__WHAT THE EXERCISE ASKS__
Without the pictures, output the lines of the material from the very first through the one that holds "const AXIS_X = 80;".

===== RECORDED DATA =====

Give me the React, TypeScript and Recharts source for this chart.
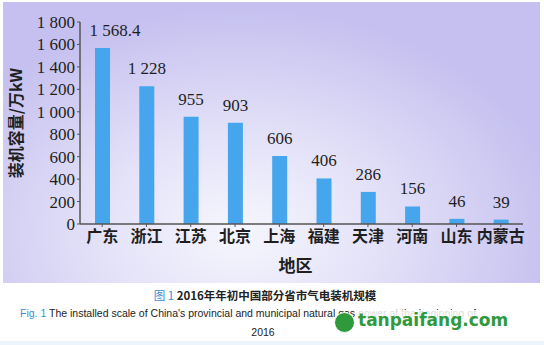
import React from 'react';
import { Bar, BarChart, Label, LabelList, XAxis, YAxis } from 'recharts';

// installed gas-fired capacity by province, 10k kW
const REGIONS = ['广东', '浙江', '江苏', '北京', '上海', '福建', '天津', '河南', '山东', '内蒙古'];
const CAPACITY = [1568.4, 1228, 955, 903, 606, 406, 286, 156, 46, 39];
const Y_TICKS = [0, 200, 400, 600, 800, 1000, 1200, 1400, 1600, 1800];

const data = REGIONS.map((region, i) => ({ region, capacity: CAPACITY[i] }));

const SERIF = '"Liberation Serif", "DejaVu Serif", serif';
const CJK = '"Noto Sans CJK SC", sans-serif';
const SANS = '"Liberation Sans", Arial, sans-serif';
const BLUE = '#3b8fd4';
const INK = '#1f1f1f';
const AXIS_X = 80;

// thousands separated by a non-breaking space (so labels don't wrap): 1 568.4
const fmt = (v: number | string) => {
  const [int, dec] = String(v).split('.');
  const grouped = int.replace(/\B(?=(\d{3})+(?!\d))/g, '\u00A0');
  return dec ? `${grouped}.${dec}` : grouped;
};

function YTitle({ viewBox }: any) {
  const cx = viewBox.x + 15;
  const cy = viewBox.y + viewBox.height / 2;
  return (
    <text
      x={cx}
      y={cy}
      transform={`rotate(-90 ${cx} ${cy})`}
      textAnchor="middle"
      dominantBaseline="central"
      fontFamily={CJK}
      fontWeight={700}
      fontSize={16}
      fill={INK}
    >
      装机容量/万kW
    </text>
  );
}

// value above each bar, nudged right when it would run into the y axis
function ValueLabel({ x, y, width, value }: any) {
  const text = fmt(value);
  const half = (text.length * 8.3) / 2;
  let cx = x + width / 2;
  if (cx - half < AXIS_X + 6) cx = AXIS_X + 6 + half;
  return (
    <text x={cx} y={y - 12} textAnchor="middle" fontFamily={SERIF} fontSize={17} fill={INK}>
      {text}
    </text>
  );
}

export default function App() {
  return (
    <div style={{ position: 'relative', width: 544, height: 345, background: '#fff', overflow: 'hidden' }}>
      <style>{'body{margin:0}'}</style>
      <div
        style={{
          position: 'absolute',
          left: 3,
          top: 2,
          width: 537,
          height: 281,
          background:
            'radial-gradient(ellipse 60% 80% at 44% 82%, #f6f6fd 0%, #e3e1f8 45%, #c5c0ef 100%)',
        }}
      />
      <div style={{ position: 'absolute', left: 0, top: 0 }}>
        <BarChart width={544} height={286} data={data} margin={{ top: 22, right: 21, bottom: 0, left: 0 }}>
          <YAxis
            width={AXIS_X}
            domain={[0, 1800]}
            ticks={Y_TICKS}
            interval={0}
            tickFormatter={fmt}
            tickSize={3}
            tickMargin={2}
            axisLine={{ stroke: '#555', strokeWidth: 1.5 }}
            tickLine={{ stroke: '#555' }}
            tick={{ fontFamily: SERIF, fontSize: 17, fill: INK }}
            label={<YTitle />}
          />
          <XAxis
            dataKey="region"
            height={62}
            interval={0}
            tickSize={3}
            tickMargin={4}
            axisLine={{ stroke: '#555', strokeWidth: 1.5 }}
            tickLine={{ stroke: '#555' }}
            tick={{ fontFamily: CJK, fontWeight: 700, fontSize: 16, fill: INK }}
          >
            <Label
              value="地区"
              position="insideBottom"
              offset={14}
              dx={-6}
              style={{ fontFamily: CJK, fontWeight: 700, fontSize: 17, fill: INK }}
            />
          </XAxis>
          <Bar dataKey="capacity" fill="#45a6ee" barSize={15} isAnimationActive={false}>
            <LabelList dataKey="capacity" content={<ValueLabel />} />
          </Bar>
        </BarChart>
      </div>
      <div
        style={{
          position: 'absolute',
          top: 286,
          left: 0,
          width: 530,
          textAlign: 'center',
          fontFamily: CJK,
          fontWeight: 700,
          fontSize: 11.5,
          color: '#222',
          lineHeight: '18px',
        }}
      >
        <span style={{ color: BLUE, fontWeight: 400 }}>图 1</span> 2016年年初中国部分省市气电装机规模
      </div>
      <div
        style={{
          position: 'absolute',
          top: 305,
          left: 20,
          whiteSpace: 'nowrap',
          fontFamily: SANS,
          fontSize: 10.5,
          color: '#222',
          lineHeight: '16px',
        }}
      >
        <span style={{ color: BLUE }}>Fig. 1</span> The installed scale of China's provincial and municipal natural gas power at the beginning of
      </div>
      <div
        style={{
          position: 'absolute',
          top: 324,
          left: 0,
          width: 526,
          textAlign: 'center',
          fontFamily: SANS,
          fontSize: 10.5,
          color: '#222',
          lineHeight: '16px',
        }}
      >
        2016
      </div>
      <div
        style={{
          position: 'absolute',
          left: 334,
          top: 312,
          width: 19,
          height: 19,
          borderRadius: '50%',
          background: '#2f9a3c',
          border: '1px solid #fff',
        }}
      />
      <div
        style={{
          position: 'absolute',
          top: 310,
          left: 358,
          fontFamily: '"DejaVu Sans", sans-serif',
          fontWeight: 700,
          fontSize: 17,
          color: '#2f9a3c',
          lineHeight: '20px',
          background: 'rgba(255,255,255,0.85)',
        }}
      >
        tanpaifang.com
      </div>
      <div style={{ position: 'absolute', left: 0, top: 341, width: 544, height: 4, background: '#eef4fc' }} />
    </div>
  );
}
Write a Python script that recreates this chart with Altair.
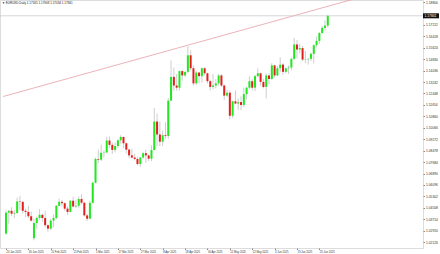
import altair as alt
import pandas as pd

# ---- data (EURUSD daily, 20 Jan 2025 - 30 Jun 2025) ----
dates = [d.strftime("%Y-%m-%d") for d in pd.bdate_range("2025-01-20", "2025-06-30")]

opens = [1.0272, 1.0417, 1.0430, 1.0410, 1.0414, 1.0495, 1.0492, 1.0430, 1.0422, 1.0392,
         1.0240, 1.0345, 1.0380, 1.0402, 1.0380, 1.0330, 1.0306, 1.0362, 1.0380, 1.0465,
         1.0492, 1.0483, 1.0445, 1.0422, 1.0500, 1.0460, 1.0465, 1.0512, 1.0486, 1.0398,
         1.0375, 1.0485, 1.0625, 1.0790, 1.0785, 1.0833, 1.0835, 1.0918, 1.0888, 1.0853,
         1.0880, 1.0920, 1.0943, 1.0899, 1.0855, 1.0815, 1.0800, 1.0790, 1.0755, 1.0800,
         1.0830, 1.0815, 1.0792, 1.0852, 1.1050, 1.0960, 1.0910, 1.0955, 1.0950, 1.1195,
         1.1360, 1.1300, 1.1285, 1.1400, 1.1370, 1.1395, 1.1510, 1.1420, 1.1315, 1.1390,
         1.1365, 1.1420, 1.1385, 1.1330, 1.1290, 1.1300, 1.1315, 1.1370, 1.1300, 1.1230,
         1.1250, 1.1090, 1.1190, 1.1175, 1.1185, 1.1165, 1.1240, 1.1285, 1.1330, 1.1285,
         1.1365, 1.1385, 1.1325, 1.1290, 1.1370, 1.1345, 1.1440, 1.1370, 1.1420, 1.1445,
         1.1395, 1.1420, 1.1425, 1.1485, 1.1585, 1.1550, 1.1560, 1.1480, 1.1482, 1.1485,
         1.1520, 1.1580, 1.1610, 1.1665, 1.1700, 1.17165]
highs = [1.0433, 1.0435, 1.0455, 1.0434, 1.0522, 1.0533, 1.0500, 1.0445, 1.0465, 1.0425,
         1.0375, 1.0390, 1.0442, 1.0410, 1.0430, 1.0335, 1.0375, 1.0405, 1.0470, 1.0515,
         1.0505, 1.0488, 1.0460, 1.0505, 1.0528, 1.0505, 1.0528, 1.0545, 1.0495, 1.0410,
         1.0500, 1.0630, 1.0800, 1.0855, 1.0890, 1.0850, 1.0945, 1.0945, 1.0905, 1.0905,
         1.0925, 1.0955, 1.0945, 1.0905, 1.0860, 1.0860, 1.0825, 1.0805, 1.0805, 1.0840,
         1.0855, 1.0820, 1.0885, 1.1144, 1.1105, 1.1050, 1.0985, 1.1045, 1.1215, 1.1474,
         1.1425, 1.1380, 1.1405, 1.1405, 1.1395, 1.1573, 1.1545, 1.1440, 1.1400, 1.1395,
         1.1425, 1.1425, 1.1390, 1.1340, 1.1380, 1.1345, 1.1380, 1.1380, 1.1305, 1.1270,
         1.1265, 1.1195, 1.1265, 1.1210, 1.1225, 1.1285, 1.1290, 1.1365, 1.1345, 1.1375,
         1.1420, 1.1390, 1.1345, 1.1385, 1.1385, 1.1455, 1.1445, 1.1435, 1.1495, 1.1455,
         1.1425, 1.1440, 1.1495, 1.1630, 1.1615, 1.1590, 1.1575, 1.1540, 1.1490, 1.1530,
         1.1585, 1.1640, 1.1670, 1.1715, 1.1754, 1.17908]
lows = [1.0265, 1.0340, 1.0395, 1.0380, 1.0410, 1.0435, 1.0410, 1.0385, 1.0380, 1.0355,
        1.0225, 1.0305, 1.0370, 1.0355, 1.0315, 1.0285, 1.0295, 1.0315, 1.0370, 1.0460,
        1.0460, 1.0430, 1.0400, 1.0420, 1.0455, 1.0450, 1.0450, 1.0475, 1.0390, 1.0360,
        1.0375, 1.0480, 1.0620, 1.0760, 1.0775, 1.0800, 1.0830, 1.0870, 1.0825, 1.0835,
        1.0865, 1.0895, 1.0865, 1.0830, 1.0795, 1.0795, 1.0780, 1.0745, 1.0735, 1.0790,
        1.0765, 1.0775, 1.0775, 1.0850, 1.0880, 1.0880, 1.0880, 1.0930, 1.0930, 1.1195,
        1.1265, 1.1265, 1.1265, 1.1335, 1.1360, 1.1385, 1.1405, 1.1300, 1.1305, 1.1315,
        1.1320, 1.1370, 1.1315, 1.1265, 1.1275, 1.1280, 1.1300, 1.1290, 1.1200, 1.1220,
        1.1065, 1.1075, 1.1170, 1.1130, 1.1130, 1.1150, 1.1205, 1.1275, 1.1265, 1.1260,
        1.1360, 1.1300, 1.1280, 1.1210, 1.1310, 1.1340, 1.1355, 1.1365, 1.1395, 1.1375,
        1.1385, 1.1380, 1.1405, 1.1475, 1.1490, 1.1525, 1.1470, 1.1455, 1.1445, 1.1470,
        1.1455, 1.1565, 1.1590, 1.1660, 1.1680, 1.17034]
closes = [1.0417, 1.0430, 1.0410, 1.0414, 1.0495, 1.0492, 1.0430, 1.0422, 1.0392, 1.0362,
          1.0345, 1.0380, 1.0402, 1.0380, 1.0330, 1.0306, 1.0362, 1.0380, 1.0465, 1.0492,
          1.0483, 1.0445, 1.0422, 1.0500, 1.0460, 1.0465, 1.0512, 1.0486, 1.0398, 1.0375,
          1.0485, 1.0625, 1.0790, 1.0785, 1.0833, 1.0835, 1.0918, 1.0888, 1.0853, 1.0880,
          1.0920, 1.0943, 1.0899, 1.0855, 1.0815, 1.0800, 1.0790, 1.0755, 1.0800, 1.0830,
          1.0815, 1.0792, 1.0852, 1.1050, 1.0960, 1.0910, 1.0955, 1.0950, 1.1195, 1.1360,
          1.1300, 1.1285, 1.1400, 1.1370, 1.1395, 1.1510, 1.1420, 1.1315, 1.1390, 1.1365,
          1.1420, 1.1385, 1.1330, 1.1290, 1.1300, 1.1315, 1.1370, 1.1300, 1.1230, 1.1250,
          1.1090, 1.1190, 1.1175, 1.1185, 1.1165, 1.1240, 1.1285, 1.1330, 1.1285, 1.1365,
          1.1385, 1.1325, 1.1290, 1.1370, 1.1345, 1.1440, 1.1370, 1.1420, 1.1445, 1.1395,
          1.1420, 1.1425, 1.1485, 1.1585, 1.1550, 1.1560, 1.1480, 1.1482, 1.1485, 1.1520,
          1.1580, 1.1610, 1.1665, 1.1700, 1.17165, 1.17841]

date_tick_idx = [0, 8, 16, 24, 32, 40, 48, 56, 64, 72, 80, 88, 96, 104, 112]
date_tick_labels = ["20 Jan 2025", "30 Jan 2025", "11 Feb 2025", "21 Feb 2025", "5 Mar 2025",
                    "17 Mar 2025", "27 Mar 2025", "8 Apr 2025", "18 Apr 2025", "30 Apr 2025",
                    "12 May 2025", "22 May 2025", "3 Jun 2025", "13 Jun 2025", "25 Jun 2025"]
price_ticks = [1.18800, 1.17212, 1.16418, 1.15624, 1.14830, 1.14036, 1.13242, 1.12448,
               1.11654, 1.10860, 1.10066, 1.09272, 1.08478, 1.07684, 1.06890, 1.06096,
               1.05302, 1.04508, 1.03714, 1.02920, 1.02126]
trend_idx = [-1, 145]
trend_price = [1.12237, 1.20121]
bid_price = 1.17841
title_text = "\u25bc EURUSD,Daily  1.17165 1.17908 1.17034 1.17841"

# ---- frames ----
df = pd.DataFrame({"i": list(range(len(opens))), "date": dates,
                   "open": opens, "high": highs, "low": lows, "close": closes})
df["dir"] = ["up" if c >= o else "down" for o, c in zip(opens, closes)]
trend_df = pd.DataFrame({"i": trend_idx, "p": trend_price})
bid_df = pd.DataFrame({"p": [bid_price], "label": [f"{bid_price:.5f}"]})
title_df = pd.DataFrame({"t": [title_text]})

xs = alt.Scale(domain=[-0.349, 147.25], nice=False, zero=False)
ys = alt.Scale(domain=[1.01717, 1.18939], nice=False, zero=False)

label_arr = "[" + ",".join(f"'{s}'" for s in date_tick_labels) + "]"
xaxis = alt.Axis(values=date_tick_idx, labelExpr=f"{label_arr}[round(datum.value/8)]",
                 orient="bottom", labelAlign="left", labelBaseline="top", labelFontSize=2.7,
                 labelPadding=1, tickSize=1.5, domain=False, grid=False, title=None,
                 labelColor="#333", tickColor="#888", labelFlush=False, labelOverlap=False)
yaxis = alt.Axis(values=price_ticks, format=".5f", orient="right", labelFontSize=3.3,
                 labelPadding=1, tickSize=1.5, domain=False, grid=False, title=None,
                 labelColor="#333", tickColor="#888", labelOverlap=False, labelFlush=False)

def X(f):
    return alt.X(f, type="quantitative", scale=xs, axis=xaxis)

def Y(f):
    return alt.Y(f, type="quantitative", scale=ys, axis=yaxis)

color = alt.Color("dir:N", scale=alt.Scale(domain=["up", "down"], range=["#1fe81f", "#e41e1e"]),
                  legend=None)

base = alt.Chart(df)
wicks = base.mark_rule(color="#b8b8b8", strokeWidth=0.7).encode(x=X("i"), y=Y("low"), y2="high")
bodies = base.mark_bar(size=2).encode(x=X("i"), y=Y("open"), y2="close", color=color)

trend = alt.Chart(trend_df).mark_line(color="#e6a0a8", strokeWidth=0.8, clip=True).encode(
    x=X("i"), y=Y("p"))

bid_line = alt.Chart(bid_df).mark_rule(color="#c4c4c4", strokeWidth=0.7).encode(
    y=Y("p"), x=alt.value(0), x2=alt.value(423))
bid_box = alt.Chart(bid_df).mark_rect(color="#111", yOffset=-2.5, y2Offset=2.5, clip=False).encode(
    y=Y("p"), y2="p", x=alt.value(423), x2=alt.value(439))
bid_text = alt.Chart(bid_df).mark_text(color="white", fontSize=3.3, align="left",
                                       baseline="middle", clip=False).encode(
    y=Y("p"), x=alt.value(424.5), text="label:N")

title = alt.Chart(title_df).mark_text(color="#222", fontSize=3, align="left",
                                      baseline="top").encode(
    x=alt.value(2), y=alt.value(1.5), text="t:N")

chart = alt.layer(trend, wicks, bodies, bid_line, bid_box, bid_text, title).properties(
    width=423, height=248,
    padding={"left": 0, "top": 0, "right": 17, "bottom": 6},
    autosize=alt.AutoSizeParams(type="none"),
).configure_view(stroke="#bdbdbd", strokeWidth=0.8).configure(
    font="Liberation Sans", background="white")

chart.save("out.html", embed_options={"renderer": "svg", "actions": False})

=====

__CORRECT RESULT__
Give me the React, TypeScript and Recharts source for this chart.
import React from 'react';
import { Bar, BarChart, Label, LabelList, XAxis, YAxis } from 'recharts';

// installed gas-fired capacity by province, 10k kW
const REGIONS = ['广东', '浙江', '江苏', '北京', '上海', '福建', '天津', '河南', '山东', '内蒙古'];
const CAPACITY = [1568.4, 1228, 955, 903, 606, 406, 286, 156, 46, 39];
const Y_TICKS = [0, 200, 400, 600, 800, 1000, 1200, 1400, 1600, 1800];

const data = REGIONS.map((region, i) => ({ region, capacity: CAPACITY[i] }));

const SERIF = '"Liberation Serif", "DejaVu Serif", serif';
const CJK = '"Noto Sans CJK SC", sans-serif';
const SANS = '"Liberation Sans", Arial, sans-serif';
const BLUE = '#3b8fd4';
const INK = '#1f1f1f';
const AXIS_X = 80;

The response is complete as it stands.